On a windy day, if you stand at the base and look up, the clouds seem to race across the granite face, giving the illusion that the tower is falling into the sky. It is the anchor of the skywalk system — a climate-controlled labyrinth of elevated walkways where the city's pulse beats fastest during the work week. Four miles of enclosed bridges connecting buildings, parking garages, hotels, and restaurants, all because someone decided that Iowa winters shouldn't stop commerce.
The Insurance Monument
801 Grand is, at its core, an insurance building. Principal Financial Group — one of the largest financial services companies in the world — calls it home. And that's fitting, because Des Moines didn't become the insurance capital of America by accident. It happened because of buildings like this one: bold, permanent, and impossible to ignore.
The building's design by Hellmuth, Obata + Kassabaum was intentional in its ambition. The copper crown wasn't just decorative — it was a statement. Copper ages. It develops a patina. It changes with the weather and the years. The architects wanted a building that would grow old with the city, not against it.
"The copper top turns green over the decades. Some people think it's deteriorating. It's not. It's maturing. Just like Des Moines."
The Skywalk Below
Beneath and around 801 Grand, the skywalk system represents one of the most ambitious urban infrastructure projects in any mid-sized American city. Conceived in the 1960s and expanded over decades, the system now connects over 40 blocks of downtown. In January, when the wind chill drops to minus-20 and the snow piles up on Grand Avenue, thousands of workers move through the skywalks in shirt sleeves, grabbing coffee and lunch without ever stepping outside.
Bill Knapp, the developer who championed the skywalk expansion, understood something fundamental about Des Moines: the city's greatest enemy wasn't competition from other metros — it was the weather. By building a city within a city, he ensured that downtown would remain vibrant even when the thermometer said otherwise.
The View From the Top
From the upper floors of 801 Grand, the view stretches in every direction across the Iowa landscape. To the east, the gold dome of the State Capitol catches the morning sun. To the west, the suburbs sprawl toward the horizon. To the south, the Raccoon River winds through the trees.
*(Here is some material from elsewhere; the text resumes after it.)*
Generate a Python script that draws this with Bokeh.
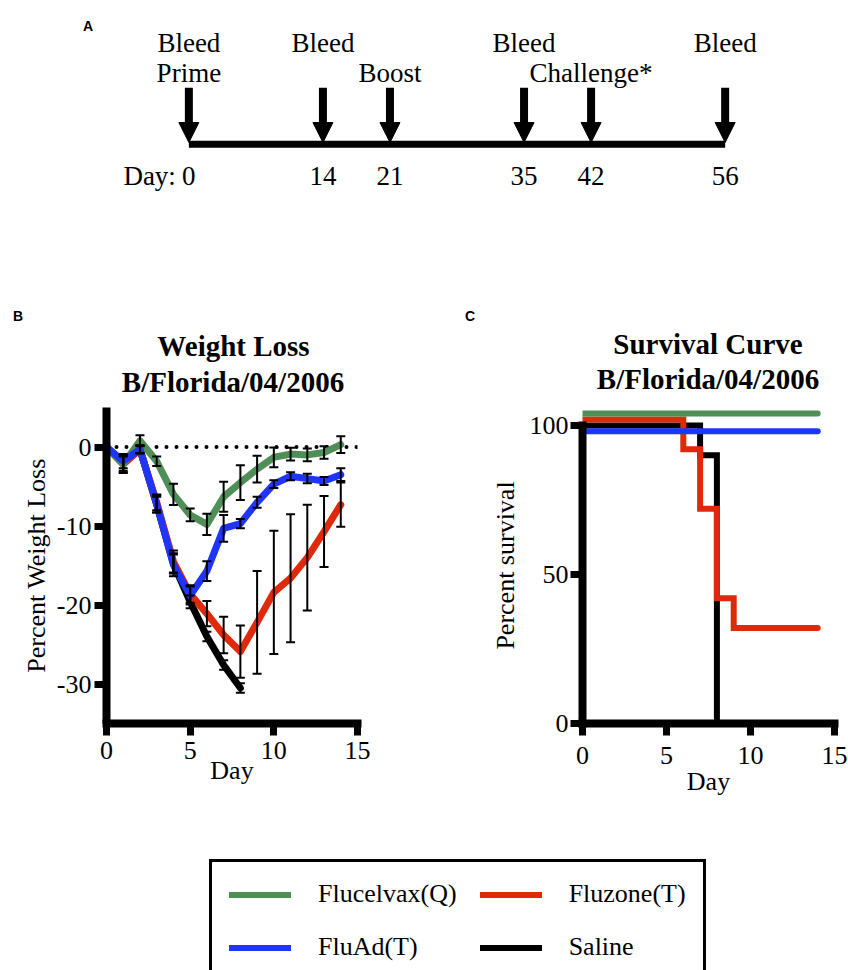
from bokeh.plotting import figure
from bokeh.models import (Range1d, FixedTicker, ColumnDataSource, Whisker, TeeHead, Span,
                          Label, Arrow, NormalHead, Legend, LegendItem)
from bokeh.layouts import column, row
from bokeh.transform import dodge
from bokeh.core.properties import value
from bokeh.embed import file_html
from bokeh.resources import INLINE

SERIF = "Liberation Serif"
SANS = "Liberation Sans"

GREEN = "#4f8e57"
RED = "#e0280a"
BLUE = "#2035fa"
BLACK = "#000000"

# ---------------- Panel A: schedule ----------------
timeline_days = [0, 14, 21, 35, 42, 56]
bleed_days = [0, 14, 35, 56]
event_days = [0, 21, 42]
event_labels = ["Prime", "Boost", "Challenge*"]

# ---------------- Panel B: weight loss (mean, SEM) ----------------
days = [0, 1, 2, 3, 4, 5, 6, 7, 8, 9, 10, 11, 12, 13, 14]
flucelvax_mean = [0, -2.2, 0.8, -1.8, -6.0, -8.6, -9.8, -6.3, -4.5, -2.8, -1.3, -0.9, -1.0, -0.7, 0.3]
flucelvax_sem = [0, 1.1, 0.7, 0.6, 1.35, 0.8, 1.35, 1.9, 2.2, 1.7, 1.25, 0.8, 0.8, 0.8, 1.05]
fluad_mean = [0, -1.8, -0.3, -7.2, -14.9, -18.8, -15.7, -10.3, -9.7, -7.0, -4.7, -3.7, -4.0, -4.3, -3.5]
fluad_sem = [0, 0.9, 0.5, 1.1, 1.45, 1.15, 1.25, 1.7, 0.6, 0.7, 0.5, 0.5, 0.6, 0.5, 0.8]
fluzone_mean = [0, -2.2, -0.3, -7.0, -14.5, -18.6, -21.1, -23.8, -25.9, -22.2, -18.4, -16.6, -14.0, -10.7, -7.3]
fluzone_sem = [0, 1.0, 0.5, 1.0, 1.4, 1.1, 1.6, 2.3, 3.3, 6.5, 7.8, 8.1, 6.7, 4.5, 2.8]
saline_days = [0, 1, 2, 3, 4, 5, 6, 7, 8]
saline_mean = [0, -2.0, -0.3, -7.3, -14.8, -19.6, -24.0, -27.6, -30.5]
saline_sem = [0, 1.0, 0.5, 1.0, 1.2, 0.8, 0.6, 0.6, 0.6]

# ---------------- Panel C: survival ----------------
flucelvax_surv_days = [0, 14]
flucelvax_surv = [100, 100]
fluad_surv_days = [0, 14]
fluad_surv = [100, 100]
fluzone_surv_days = [0, 6, 7, 8, 9, 14]
fluzone_surv = [100, 90, 70, 40, 30, 30]
saline_surv_days = [0, 7, 8]
saline_surv = [100, 90, 0]

series_names = ["Flucelvax(Q)", "Fluzone(T)", "FluAd(T)", "Saline"]
weight_yticks = [0, -10, -20, -30]
surv_yticks = [0, 50, 100]
day_ticks = [0, 5, 10, 15]

# ======================= Panel A (+ panel headers) =======================
HA = 400
pa = figure(width=848, height=HA, x_range=Range1d(-19.67, 68.88), y_range=Range1d(HA, 0),
            min_border=0, toolbar_location=None, output_backend="svg",
            x_axis_type=None, y_axis_type=None, title=None)
pa.outline_line_color = None
pa.grid.visible = False

ARROW_TOP, ARROW_TIP, BAR_Y = 87.3, 142.0, 143.8
arrow_src = ColumnDataSource(dict(x=timeline_days, y0=[ARROW_TOP] * len(timeline_days),
                                  y1=[ARROW_TIP] * len(timeline_days)))
pa.add_layout(Arrow(end=NormalHead(size=20, fill_color="black", line_color="black", line_width=1),
                    x_start="x", y_start="y0", x_end="x", y_end="y1", source=arrow_src,
                    line_width=8, line_color="black"))
pa.line(x=[timeline_days[0], timeline_days[-1]], y=[BAR_Y, BAR_Y], line_width=7,
        line_color="black", line_cap="butt")

txt = dict(text_font=value(SERIF), text_font_size="27px", text_color="black",
           text_align="center", text_baseline="middle")
pa.text(x=bleed_days, y=[42.5] * len(bleed_days), text=["Bleed"] * len(bleed_days), **txt)
pa.text(x=event_days, y=[72.3] * len(event_days), text=event_labels, **txt)
pa.text(x=timeline_days, y=[175.8] * len(timeline_days), text=[str(d) for d in timeline_days], **txt)
txt_r = dict(txt)
txt_r["text_align"] = "right"
pa.text(x=[timeline_days[0]], y=[175.8], text=["Day:"], x_offset=-13, **txt_r)


def letter(x, y, t):
    pa.add_layout(Label(x=x, y=HA - y, x_units="screen", y_units="screen", text=t,
                        text_font=SANS, text_font_style="bold", text_font_size="14px",
                        text_align="center", text_baseline="middle", text_color="black"))


def heading(x, y, t):
    pa.add_layout(Label(x=x, y=HA - y, x_units="screen", y_units="screen", text=t,
                        text_font=SERIF, text_font_style="bold", text_font_size="29px",
                        text_align="center", text_baseline="middle", text_color="black"))


letter(87.5, 25, "A")
letter(17.5, 315.3, "B")
letter(469.5, 315.5, "C")
heading(233, 345.3, "Weight Loss")
heading(232.5, 381.7, "B/Florida/04/2006")
heading(707.5, 343, "Survival Curve")
heading(707.5, 378.5, "B/Florida/04/2006")


def style_axes(p, xticks, yticks, xlabel, ylabel, xstand, ystand, xlab_stand, ylab_stand):
    for ax in (p.xaxis[0], p.yaxis[0]):
        ax.axis_line_width = 8
        ax.axis_line_color = "black"
        ax.major_tick_line_width = 7
        ax.major_tick_line_color = "black"
        ax.major_tick_in = 0
        ax.major_tick_out = 12
        ax.minor_tick_line_color = None
        ax.major_label_text_font = SERIF
        ax.major_label_text_font_size = "26px"
        ax.major_label_text_color = "black"
        ax.axis_label_text_font = SERIF
        ax.axis_label_text_font_size = "26px"
        ax.axis_label_text_font_style = "normal"
        ax.axis_label_text_color = "black"
    p.xaxis[0].ticker = FixedTicker(ticks=xticks)
    p.yaxis[0].ticker = FixedTicker(ticks=yticks)
    p.xaxis[0].major_label_overrides = {t: str(t) for t in xticks}
    p.yaxis[0].major_label_overrides = {t: str(t) for t in yticks}
    p.xaxis[0].axis_label = xlabel
    p.yaxis[0].axis_label = ylabel
    p.xaxis[0].major_label_standoff = xstand
    p.yaxis[0].major_label_standoff = ystand
    p.xaxis[0].axis_label_standoff = xlab_stand
    p.yaxis[0].axis_label_standoff = ylab_stand
    p.xaxis[0].axis_line_cap = "square"
    p.grid.visible = False
    p.outline_line_color = None


# ======================= Panel B =======================
pb = figure(width=440, height=430, x_range=Range1d(0, 15), y_range=Range1d(-35, 5),
            min_border_left=106, min_border_right=83, min_border_top=5, min_border_bottom=107,
            toolbar_location=None, output_backend="svg", title=None)
style_axes(pb, day_ticks, weight_yticks, "Day", "Percent Weight Loss", 6, 3, -6, 3)
pb.yaxis[0].axis_line_cap = "butt"

pb.add_layout(Span(location=0, dimension="width", line_color="black", line_width=4,
                   line_dash="0 10", line_cap="round", level="underlay"))

lw = dict(line_width=7, line_join="round", line_cap="round")
pb.line(saline_days, saline_mean, line_color=BLACK, **lw)
pb.line(days, fluzone_mean, line_color=RED, **lw)
pb.line(days, flucelvax_mean, line_color=GREEN, **lw)
pb.line(days, fluad_mean, line_color=BLUE, **lw)

wx, wu, wl = [], [], []
for dd, mm, ss in [(days, flucelvax_mean, flucelvax_sem), (days, fluad_mean, fluad_sem),
                   (days, fluzone_mean, fluzone_sem), (saline_days, saline_mean, saline_sem)]:
    for d, m, s in zip(dd, mm, ss):
        if s > 0:
            wx.append(d)
            wu.append(m + s)
            wl.append(m - s)
wsrc = ColumnDataSource(dict(x=wx, upper=wu, lower=wl))
pb.add_layout(Whisker(source=wsrc, base="x", upper="upper", lower="lower", dimension="height",
                      line_width=2, line_color="black", level="overlay",
                      upper_head=TeeHead(size=9, line_width=2, line_color="black"),
                      lower_head=TeeHead(size=9, line_width=2, line_color="black")))

# ======================= Panel C =======================
pc = figure(width=408, height=430, x_range=Range1d(0, 15), y_range=Range1d(0, 106),
            min_border_left=142, min_border_right=14, min_border_top=7, min_border_bottom=105,
            toolbar_location=None, output_backend="svg", title=None)
style_axes(pc, day_ticks, surv_yticks, "Day", "Percent survival", 11, 2, 0, 7)
pc.yaxis[0].bounds = (0, 100)
pc.yaxis[0].axis_line_cap = "square"

for dd, vv, off, col in [(saline_surv_days, saline_surv, 0, BLACK),
                         (fluzone_surv_days, fluzone_surv, 2, RED),
                         (fluad_surv_days, fluad_surv, -2, BLUE),
                         (flucelvax_surv_days, flucelvax_surv, 4, GREEN)]:
    src = ColumnDataSource(dict(x=dd, y=vv))
    pc.step(x="x", y=dodge("y", off), source=src, mode="after", line_width=6, line_color=col,
            line_join="miter", line_cap="round")

# ======================= Legend =======================
pl = figure(width=848, height=140, x_range=Range1d(100, 101), y_range=Range1d(100, 101),
            min_border_left=209, min_border_top=29, min_border_right=0, min_border_bottom=0,
            x_axis_type=None, y_axis_type=None, toolbar_location=None, output_backend="svg",
            title=None)
pl.outline_line_color = None
pl.grid.visible = False
r_fc = pl.line(days, flucelvax_mean, line_color=GREEN, line_width=6, line_cap="round")
r_fz = pl.line(days, fluzone_mean, line_color=RED, line_width=6, line_cap="round")
r_fa = pl.line(days, fluad_mean, line_color=BLUE, line_width=6, line_cap="round")
r_sa = pl.line(saline_days, saline_mean, line_color=BLACK, line_width=6, line_cap="round")
legend = Legend(items=[LegendItem(label=series_names[0], renderers=[r_fc]),
                       LegendItem(label=series_names[1], renderers=[r_fz]),
                       LegendItem(label=series_names[2], renderers=[r_fa]),
                       LegendItem(label=series_names[3], renderers=[r_sa])],
                location="top_left", orientation="horizontal", ncols=2, margin=0,
                padding=17, spacing=23, glyph_width=62, glyph_height=29, label_standoff=27,
                label_text_font=SERIF, label_text_font_size="26px", label_text_color="black",
                border_line_color="black", border_line_width=3, border_line_alpha=1.0,
                background_fill_alpha=1.0)
pl.add_layout(legend)

root = column(row(pa), row(pb, pc), row(pl))
open("out.html", "w").write(file_html(root, INLINE))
And to the north, the new developments and data centers signal a future that the builders of 801 Grand could only have imagined.
It represents the "High Contrast" era of the city — where sleek glass meets the muddy banks of the Raccoon River, where billion-dollar financial institutions share a skyline with century-old brick warehouses, where the ambition of a prairie city reaches 630 feet into the Iowa sky and dares you to look away.